_Aim of the exercise_.
Would you write out the listing verbatim and skip every picture in it?

[Data start]

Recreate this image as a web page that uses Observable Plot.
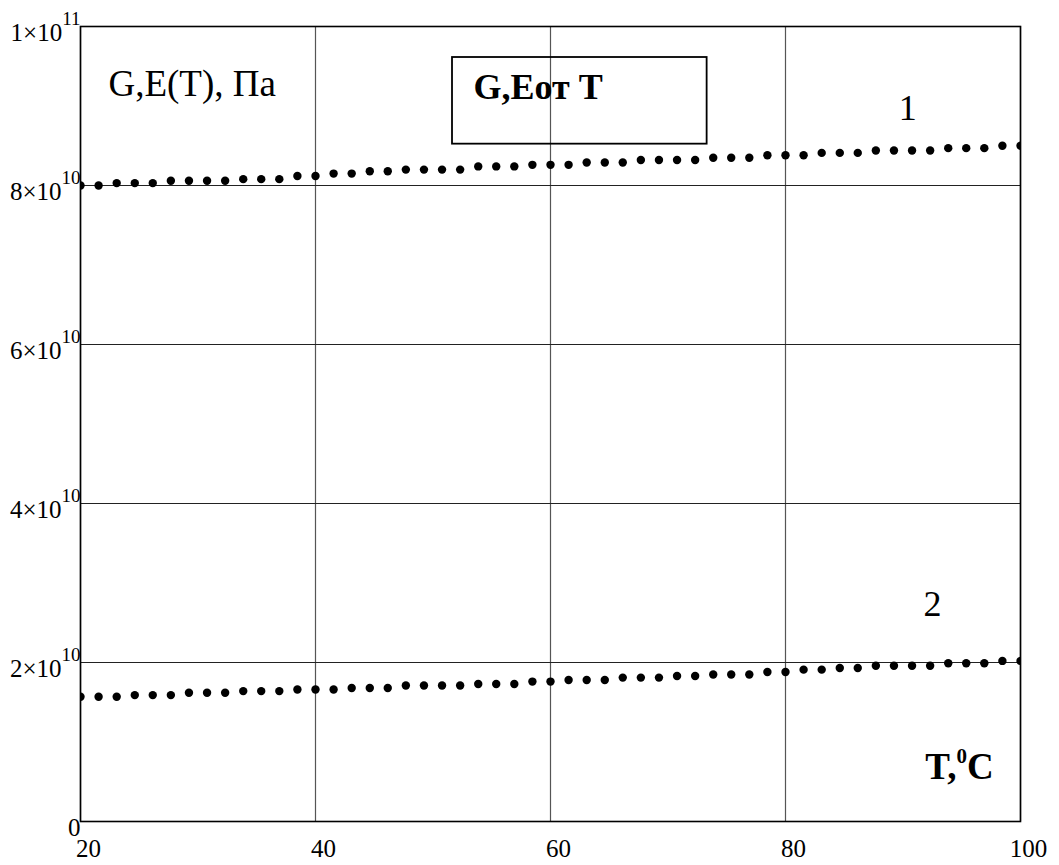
<!DOCTYPE html>
<html><head><meta charset="utf-8">
<script src="https://cdn.jsdelivr.net/npm/d3@7"></script>
<script src="https://cdn.jsdelivr.net/npm/@observablehq/plot@0.6"></script>
<style>body{margin:0;background:#fff} svg text{font-family:'Liberation Serif','Times New Roman',serif}</style>
</head><body><div id="chart"></div>
<script>
// Temperature, °C
const T = [20, 21.54, 23.08, 24.62, 26.15, 27.69, 29.23, 30.77, 32.31, 33.85, 35.38, 36.92, 38.46,
  40, 41.54, 43.08, 44.62, 46.15, 47.69, 49.23, 50.77, 52.31, 53.85, 55.38, 56.92, 58.46,
  60, 61.54, 63.08, 64.62, 66.15, 67.69, 69.23, 70.77, 72.31, 73.85, 75.38, 76.92, 78.46,
  80, 81.54, 83.08, 84.62, 86.15, 87.69, 89.23, 90.77, 92.31, 93.85, 95.38, 96.92, 98.46, 100];
// Curve 1 (×1e10 Pa)
const series1 = [8.00, 8.00, 8.03, 8.03, 8.03, 8.06, 8.06, 8.06, 8.06, 8.08, 8.08, 8.08, 8.12,
  8.12, 8.15, 8.15, 8.18, 8.18, 8.20, 8.20, 8.20, 8.20, 8.24, 8.24, 8.24, 8.26,
  8.26, 8.26, 8.29, 8.29, 8.29, 8.32, 8.32, 8.32, 8.32, 8.35, 8.35, 8.35, 8.38,
  8.38, 8.38, 8.41, 8.41, 8.41, 8.44, 8.44, 8.44, 8.44, 8.47, 8.47, 8.47, 8.50, 8.50];
// Curve 2 (×1e10 Pa)
const series2 = [1.57, 1.57, 1.57, 1.59, 1.59, 1.59, 1.62, 1.62, 1.62, 1.64, 1.64, 1.64, 1.66,
  1.66, 1.66, 1.68, 1.68, 1.68, 1.71, 1.71, 1.71, 1.71, 1.73, 1.73, 1.73, 1.76,
  1.76, 1.78, 1.78, 1.78, 1.81, 1.81, 1.81, 1.83, 1.83, 1.85, 1.85, 1.85, 1.88,
  1.88, 1.91, 1.91, 1.93, 1.93, 1.96, 1.96, 1.96, 1.96, 1.99, 1.99, 1.99, 2.02, 2.02];

const xTicks = [20, 40, 60, 80, 100];
const yTicks = [0, 2e10, 4e10, 6e10, 8e10, 1e11];
const yTickBase = ["0", "2×10", "4×10", "6×10", "8×10", "1×10"];
const yTickExp = ["", "10", "10", "10", "10", "11"];

// annotations (data units)
const titleLabel = [{text: "G,E(T), Па", x: 22.38, y: 9.13e10}];
const boxLabel = [{text: "G,Eот T", x: 53.45, y: 9.09e10}];
const box = [{x1: 51.66, x2: 73.33, y1: 8.52e10, y2: 9.61e10}];
const curveLabels = [{text: "1", x: 90.4, y: 8.83e10}, {text: "2", x: 92.5, y: 2.59e10}];
const axisLabel = [{text: "T,|0|C", x: 91.9, y: 0.537e10}];

const rows = [
  ...T.map((t, i) => ({T: t, v: series1[i] * 1e10, s: "1"})),
  ...T.map((t, i) => ({T: t, v: series2[i] * 1e10, s: "2"}))
];

const serif = "'Liberation Serif', 'Times New Roman', serif";

const plot = Plot.plot({
  width: 1059, height: 865,
  marginLeft: 80, marginRight: 39, marginTop: 26, marginBottom: 44,
  style: {fontFamily: serif, background: "#fff", color: "#000"},
  x: {domain: [20, 100]},
  y: {domain: [0, 1e11]},
  marks: [
    Plot.gridX(xTicks, {stroke: "#555", strokeOpacity: 1, strokeWidth: 1.2}),
    Plot.gridY(yTicks, {stroke: "#222", strokeOpacity: 1, strokeWidth: 1.2}),
    Plot.dot(rows, {x: "T", y: "v", r: 4.2, fill: "#000", clip: true}),
    Plot.axisX(xTicks, {tickSize: 0, tickPadding: 35, lineAnchor: "bottom", fontSize: 25, dx: 8,
      tickFormat: d => String(d), label: null}),
    Plot.axisY(yTicks, {tickSize: 0, tickPadding: 0, lineAnchor: "bottom", dy: 14, fontSize: 25,
      tickFormat: d => { const i = yTicks.indexOf(d); return yTickBase[i] + "|" + yTickExp[i]; }, label: null}),
    Plot.frame({stroke: "#000", strokeWidth: 1.6}),
    Plot.rect(box, {x1: "x1", x2: "x2", y1: "y1", y2: "y2", fill: "none", stroke: "#000", strokeWidth: 1.8}),
    Plot.text(titleLabel, {x: "x", y: "y", text: "text", textAnchor: "start", lineAnchor: "bottom", fontSize: 37}),
    Plot.text(boxLabel, {x: "x", y: "y", text: "text", textAnchor: "start", lineAnchor: "bottom", fontSize: 36, fontWeight: "bold"}),
    Plot.text(curveLabels, {x: "x", y: "y", text: "text", textAnchor: "middle", lineAnchor: "bottom", fontSize: 36}),
    Plot.text(axisLabel, {x: "x", y: "y", text: "text", textAnchor: "start", lineAnchor: "bottom", fontSize: 37, fontWeight: "bold"})
  ]
});

const xStr = xTicks.map(String);
plot.querySelectorAll("text").forEach(t => {
  const s = t.textContent;
  t.setAttribute("font-family", serif);
  if (xStr.includes(s)) { t.setAttribute("font-size", 25); return; }
  if (!s.includes("|")) return;
  const parts = s.split("|");
  const isT = s.startsWith("T,");
  const base = isT ? 37 : 25;
  const sup = isT ? 21 : 19;
  const shift = isT ? 16 : 15.6;
  t.setAttribute("font-size", base);
  t.textContent = "";
  parts.forEach((p, k) => {
    if (!p) return;
    const ts = document.createElementNS("http://www.w3.org/2000/svg", "tspan");
    ts.textContent = p;
    if (k % 2 === 1) { ts.setAttribute("font-size", sup); ts.setAttribute("dy", -shift); }
    else if (k > 0) { ts.setAttribute("dy", shift); }
    t.appendChild(ts);
  });
});

document.getElementById("chart").appendChild(plot);
</script>
</body></html>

[Data end]

_The reply_.
Recreate this image as a web page that uses Observable Plot.
<!DOCTYPE html>
<html><head><meta charset="utf-8">
<script src="https://cdn.jsdelivr.net/npm/d3@7"></script>
<script src="https://cdn.jsdelivr.net/npm/@observablehq/plot@0.6"></script>
<style>body{margin:0;background:#fff} svg text{font-family:'Liberation Serif','Times New Roman',serif}</style>
</head><body><div id="chart"></div>
<script>
// Temperature, °C
const T = [20, 21.54, 23.08, 24.62, 26.15, 27.69, 29.23, 30.77, 32.31, 33.85, 35.38, 36.92, 38.46,
  40, 41.54, 43.08, 44.62, 46.15, 47.69, 49.23, 50.77, 52.31, 53.85, 55.38, 56.92, 58.46,
  60, 61.54, 63.08, 64.62, 66.15, 67.69, 69.23, 70.77, 72.31, 73.85, 75.38, 76.92, 78.46,
  80, 81.54, 83.08, 84.62, 86.15, 87.69, 89.23, 90.77, 92.31, 93.85, 95.38, 96.92, 98.46, 100];
// Curve 1 (×1e10 Pa)
const series1 = [8.00, 8.00, 8.03, 8.03, 8.03, 8.06, 8.06, 8.06, 8.06, 8.08, 8.08, 8.08, 8.12,
  8.12, 8.15, 8.15, 8.18, 8.18, 8.20, 8.20, 8.20, 8.20, 8.24, 8.24, 8.24, 8.26,
  8.26, 8.26, 8.29, 8.29, 8.29, 8.32, 8.32, 8.32, 8.32, 8.35, 8.35, 8.35, 8.38,
  8.38, 8.38, 8.41, 8.41, 8.41, 8.44, 8.44, 8.44, 8.44, 8.47, 8.47, 8.47, 8.50, 8.50];
// Curve 2 (×1e10 Pa)
const series2 = [1.57, 1.57, 1.57, 1.59, 1.59, 1.59, 1.62, 1.62, 1.62, 1.64, 1.64, 1.64, 1.66,
  1.66, 1.66, 1.68, 1.68, 1.68, 1.71, 1.71, 1.71, 1.71, 1.73, 1.73, 1.73, 1.76,
  1.76, 1.78, 1.78, 1.78, 1.81, 1.81, 1.81, 1.83, 1.83, 1.85, 1.85, 1.85, 1.88,
  1.88, 1.91, 1.91, 1.93, 1.93, 1.96, 1.96, 1.96, 1.96, 1.99, 1.99, 1.99, 2.02, 2.02];

const xTicks = [20, 40, 60, 80, 100];
const yTicks = [0, 2e10, 4e10, 6e10, 8e10, 1e11];
const yTickBase = ["0", "2×10", "4×10", "6×10", "8×10", "1×10"];
const yTickExp = ["", "10", "10", "10", "10", "11"];

// annotations (data units)
const titleLabel = [{text: "G,E(T), Па", x: 22.38, y: 9.13e10}];
const boxLabel = [{text: "G,Eот T", x: 53.45, y: 9.09e10}];
const box = [{x1: 51.66, x2: 73.33, y1: 8.52e10, y2: 9.61e10}];
const curveLabels = [{text: "1", x: 90.4, y: 8.83e10}, {text: "2", x: 92.5, y: 2.59e10}];
const axisLabel = [{text: "T,|0|C", x: 91.9, y: 0.537e10}];

const rows = [
  ...T.map((t, i) => ({T: t, v: series1[i] * 1e10, s: "1"})),
  ...T.map((t, i) => ({T: t, v: series2[i] * 1e10, s: "2"}))
];

const serif = "'Liberation Serif', 'Times New Roman', serif";

const plot = Plot.plot({
  width: 1059, height: 865,
  marginLeft: 80, marginRight: 39, marginTop: 26, marginBottom: 44,
  style: {fontFamily: serif, background: "#fff", color: "#000"},
  x: {domain: [20, 100]},
  y: {domain: [0, 1e11]},
  marks: [
    Plot.gridX(xTicks, {stroke: "#555", strokeOpacity: 1, strokeWidth: 1.2}),
    Plot.gridY(yTicks, {stroke: "#222", strokeOpacity: 1, strokeWidth: 1.2}),
    Plot.dot(rows, {x: "T", y: "v", r: 4.2, fill: "#000", clip: true}),
    Plot.axisX(xTicks, {tickSize: 0, tickPadding: 35, lineAnchor: "bottom", fontSize: 25, dx: 8,
      tickFormat: d => String(d), label: null}),
    Plot.axisY(yTicks, {tickSize: 0, tickPadding: 0, lineAnchor: "bottom", dy: 14, fontSize: 25,
      tickFormat: d => { const i = yTicks.indexOf(d); return yTickBase[i] + "|" + yTickExp[i]; }, label: null}),
    Plot.frame({stroke: "#000", strokeWidth: 1.6}),
    Plot.rect(box, {x1: "x1", x2: "x2", y1: "y1", y2: "y2", fill: "none", stroke: "#000", strokeWidth: 1.8}),
    Plot.text(titleLabel, {x: "x", y: "y", text: "text", textAnchor: "start", lineAnchor: "bottom", fontSize: 37}),
    Plot.text(boxLabel, {x: "x", y: "y", text: "text", textAnchor: "start", lineAnchor: "bottom", fontSize: 36, fontWeight: "bold"}),
    Plot.text(curveLabels, {x: "x", y: "y", text: "text", textAnchor: "middle", lineAnchor: "bottom", fontSize: 36}),
    Plot.text(axisLabel, {x: "x", y: "y", text: "text", textAnchor: "start", lineAnchor: "bottom", fontSize: 37, fontWeight: "bold"})
  ]
});

const xStr = xTicks.map(String);
plot.querySelectorAll("text").forEach(t => {
  const s = t.textContent;
  t.setAttribute("font-family", serif);
  if (xStr.includes(s)) { t.setAttribute("font-size", 25); return; }
  if (!s.includes("|")) return;
  const parts = s.split("|");
  const isT = s.startsWith("T,");
  const base = isT ? 37 : 25;
  const sup = isT ? 21 : 19;
  const shift = isT ? 16 : 15.6;
  t.setAttribute("font-size", base);
  t.textContent = "";
  parts.forEach((p, k) => {
    if (!p) return;
    const ts = document.createElementNS("http://www.w3.org/2000/svg", "tspan");
    ts.textContent = p;
    if (k % 2 === 1) { ts.setAttribute("font-size", sup); ts.setAttribute("dy", -shift); }
    else if (k > 0) { ts.setAttribute("dy", shift); }
    t.appendChild(ts);
  });
});

document.getElementById("chart").appendChild(plot);
</script>
</body></html>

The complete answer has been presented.